To be done: Repeat exactly, and only, the lines below starting at the line that contains "Generate a Python" and ending at the line that contains "plt.rcParams['font.family'] = ['Liberation", inclusive of both.

(Code that draws figures)
----------------
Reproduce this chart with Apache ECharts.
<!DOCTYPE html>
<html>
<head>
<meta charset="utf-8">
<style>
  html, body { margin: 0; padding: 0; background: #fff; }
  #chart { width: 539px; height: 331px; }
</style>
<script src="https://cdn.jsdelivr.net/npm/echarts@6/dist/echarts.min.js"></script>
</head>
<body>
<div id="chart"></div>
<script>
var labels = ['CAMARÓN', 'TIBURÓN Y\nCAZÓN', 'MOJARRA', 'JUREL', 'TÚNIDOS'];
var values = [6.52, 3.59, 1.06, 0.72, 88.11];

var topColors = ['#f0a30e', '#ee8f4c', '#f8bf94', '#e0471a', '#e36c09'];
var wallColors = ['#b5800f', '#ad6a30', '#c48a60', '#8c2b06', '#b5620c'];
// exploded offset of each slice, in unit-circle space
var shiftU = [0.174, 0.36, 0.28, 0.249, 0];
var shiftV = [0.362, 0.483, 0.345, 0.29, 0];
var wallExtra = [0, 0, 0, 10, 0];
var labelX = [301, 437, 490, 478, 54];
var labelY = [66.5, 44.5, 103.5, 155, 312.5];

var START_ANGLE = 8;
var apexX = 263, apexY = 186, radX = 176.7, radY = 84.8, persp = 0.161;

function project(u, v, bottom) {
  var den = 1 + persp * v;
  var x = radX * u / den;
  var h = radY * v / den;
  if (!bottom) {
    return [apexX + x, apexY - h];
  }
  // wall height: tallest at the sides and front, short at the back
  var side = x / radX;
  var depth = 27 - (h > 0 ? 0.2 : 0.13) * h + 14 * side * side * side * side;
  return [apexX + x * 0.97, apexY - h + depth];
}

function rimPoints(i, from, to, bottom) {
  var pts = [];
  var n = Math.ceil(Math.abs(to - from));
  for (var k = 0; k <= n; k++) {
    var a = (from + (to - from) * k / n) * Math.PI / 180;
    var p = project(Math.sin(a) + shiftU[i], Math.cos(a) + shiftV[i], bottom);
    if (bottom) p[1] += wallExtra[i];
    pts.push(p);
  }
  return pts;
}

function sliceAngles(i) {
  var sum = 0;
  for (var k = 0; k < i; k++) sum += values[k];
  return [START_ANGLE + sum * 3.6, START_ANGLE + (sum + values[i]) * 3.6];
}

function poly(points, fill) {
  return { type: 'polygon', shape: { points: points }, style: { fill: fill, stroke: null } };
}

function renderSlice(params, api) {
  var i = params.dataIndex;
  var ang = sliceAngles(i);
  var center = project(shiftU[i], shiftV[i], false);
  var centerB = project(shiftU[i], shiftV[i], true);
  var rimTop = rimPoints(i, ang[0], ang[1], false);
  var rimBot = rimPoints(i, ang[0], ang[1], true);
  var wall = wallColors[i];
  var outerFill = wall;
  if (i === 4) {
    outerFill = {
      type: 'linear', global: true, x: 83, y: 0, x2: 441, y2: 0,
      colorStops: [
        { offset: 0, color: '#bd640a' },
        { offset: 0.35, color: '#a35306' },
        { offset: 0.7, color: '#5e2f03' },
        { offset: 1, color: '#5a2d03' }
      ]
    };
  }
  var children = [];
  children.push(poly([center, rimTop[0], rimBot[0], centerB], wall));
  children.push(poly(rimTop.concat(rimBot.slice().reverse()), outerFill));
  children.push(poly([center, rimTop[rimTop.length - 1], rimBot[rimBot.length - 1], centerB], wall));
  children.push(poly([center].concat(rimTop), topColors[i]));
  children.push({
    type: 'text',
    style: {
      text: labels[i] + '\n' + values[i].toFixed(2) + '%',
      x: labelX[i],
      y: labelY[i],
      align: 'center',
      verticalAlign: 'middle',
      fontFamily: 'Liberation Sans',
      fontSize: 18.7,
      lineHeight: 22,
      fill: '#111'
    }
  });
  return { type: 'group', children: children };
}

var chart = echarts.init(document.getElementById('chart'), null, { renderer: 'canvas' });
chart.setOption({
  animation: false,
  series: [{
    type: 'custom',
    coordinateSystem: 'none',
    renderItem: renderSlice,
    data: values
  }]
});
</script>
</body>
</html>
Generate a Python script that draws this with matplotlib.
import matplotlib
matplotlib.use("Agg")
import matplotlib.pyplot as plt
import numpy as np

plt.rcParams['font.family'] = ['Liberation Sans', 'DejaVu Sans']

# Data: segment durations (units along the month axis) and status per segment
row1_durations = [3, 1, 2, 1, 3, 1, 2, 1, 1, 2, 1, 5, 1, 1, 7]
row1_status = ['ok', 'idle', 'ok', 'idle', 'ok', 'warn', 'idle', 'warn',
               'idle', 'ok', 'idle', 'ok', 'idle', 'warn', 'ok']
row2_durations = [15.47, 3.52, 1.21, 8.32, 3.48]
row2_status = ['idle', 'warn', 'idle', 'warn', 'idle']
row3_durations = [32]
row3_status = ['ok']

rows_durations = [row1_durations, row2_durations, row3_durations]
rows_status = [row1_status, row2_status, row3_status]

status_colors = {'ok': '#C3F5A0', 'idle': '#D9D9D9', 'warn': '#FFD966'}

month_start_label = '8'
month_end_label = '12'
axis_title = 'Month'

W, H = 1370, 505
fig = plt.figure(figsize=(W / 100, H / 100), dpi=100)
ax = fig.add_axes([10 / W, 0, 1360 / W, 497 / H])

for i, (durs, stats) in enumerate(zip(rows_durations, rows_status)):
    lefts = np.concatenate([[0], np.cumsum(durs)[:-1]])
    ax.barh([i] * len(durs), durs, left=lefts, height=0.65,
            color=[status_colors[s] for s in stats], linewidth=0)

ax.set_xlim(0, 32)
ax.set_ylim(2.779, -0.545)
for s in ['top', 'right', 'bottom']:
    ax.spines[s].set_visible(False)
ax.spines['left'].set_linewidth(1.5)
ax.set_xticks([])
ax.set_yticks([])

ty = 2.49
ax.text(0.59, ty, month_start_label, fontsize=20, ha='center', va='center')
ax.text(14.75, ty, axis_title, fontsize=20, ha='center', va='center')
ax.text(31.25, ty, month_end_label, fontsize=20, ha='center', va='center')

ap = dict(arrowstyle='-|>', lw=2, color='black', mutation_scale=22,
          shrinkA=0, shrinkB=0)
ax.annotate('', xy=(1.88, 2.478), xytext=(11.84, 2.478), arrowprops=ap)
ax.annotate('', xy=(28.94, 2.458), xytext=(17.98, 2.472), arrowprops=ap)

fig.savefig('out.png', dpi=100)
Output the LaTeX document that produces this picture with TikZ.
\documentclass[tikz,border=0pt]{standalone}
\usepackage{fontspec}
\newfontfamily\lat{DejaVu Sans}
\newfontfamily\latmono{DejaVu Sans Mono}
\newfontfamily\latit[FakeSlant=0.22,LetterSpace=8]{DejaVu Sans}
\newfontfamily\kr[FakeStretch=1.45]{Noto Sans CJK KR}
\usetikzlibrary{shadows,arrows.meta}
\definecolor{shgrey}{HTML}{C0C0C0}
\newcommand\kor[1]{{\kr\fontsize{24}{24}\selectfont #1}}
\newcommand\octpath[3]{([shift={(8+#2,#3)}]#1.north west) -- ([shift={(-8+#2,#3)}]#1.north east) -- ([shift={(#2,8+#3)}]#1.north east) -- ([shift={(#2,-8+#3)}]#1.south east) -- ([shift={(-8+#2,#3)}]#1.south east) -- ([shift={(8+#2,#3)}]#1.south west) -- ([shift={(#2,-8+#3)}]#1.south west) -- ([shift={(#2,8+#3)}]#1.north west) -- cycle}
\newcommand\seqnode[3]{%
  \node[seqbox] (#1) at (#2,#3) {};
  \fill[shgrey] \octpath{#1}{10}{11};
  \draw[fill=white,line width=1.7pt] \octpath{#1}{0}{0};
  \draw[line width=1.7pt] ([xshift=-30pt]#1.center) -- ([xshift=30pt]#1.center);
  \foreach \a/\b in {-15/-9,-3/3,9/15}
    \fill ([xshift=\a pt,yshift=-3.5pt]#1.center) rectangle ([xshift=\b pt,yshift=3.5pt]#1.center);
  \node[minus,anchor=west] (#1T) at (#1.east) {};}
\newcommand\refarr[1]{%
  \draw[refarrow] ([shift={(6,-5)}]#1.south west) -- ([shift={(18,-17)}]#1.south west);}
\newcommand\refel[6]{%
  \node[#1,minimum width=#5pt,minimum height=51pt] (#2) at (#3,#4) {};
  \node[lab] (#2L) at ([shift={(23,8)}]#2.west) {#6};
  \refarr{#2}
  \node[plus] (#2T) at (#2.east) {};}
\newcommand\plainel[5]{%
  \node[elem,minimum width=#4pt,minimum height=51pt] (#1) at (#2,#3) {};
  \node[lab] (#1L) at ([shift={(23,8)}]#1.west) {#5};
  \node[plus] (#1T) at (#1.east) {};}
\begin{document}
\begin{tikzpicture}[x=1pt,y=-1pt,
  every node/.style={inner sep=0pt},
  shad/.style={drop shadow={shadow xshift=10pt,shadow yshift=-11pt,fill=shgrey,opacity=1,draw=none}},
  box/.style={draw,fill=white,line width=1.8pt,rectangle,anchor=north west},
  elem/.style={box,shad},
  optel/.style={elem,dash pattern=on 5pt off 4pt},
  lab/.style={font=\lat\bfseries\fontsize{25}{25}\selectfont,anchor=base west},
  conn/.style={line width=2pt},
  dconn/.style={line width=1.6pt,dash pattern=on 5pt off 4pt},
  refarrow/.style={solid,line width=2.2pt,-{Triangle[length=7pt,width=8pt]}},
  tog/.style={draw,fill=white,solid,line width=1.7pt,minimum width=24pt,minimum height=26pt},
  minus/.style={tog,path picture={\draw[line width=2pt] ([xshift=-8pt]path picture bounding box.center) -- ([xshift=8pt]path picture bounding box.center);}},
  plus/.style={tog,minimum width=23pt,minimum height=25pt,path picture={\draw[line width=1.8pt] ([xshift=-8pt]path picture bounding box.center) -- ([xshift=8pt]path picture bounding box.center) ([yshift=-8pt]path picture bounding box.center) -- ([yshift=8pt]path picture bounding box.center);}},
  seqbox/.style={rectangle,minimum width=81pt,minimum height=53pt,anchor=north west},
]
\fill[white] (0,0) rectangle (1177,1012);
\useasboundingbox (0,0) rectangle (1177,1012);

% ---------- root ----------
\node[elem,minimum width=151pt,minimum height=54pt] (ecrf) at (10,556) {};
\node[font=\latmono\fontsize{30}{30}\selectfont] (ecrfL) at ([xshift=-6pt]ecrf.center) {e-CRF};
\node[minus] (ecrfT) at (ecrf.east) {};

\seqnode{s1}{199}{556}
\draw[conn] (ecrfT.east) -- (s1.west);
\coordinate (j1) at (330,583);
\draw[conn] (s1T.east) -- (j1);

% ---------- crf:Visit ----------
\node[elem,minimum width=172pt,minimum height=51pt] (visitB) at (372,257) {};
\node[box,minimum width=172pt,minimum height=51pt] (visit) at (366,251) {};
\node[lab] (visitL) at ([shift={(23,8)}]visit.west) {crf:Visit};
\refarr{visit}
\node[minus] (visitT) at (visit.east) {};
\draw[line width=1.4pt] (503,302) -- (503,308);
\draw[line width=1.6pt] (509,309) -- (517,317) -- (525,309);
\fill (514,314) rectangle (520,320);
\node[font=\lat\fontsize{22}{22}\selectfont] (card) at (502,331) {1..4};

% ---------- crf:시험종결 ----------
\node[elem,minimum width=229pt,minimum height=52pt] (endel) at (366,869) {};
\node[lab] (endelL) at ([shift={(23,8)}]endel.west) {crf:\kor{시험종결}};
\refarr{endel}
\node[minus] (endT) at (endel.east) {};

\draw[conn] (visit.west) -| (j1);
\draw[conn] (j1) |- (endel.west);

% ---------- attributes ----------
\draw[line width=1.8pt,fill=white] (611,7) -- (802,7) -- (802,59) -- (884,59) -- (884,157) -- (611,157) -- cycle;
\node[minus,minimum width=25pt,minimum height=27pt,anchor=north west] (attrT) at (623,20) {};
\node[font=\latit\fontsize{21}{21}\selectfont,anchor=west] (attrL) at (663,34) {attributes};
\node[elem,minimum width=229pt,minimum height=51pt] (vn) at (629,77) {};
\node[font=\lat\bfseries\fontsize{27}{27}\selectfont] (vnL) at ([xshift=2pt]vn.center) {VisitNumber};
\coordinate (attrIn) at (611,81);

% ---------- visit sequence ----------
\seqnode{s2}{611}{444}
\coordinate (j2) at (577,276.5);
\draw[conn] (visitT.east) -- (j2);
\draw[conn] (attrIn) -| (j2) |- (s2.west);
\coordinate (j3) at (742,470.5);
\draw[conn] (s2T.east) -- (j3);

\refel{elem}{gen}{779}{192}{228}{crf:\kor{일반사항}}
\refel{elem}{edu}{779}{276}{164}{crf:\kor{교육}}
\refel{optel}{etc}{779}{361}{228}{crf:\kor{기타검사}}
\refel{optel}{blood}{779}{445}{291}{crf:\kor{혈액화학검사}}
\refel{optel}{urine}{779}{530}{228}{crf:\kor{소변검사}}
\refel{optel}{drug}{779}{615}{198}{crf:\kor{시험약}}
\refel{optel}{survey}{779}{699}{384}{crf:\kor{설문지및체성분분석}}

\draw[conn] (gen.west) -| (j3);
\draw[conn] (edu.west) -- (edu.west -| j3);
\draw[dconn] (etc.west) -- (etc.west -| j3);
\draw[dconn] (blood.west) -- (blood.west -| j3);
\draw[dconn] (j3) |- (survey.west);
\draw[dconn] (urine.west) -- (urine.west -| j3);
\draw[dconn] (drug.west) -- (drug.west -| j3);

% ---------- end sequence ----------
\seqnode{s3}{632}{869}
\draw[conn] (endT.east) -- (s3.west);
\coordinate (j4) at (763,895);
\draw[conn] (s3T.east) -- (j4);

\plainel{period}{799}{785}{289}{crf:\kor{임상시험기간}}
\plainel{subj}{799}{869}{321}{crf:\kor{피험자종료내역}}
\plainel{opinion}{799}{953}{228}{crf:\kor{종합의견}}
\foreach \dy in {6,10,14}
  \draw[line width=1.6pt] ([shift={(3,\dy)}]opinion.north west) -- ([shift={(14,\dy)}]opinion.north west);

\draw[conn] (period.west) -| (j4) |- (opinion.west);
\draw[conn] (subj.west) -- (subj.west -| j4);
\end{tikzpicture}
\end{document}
----------------
The output:
Generate a Python script that draws this with matplotlib.
import matplotlib
matplotlib.use("Agg")
import matplotlib.pyplot as plt
import numpy as np

plt.rcParams['font.family'] = ['Liberation Sans', 'DejaVu Sans']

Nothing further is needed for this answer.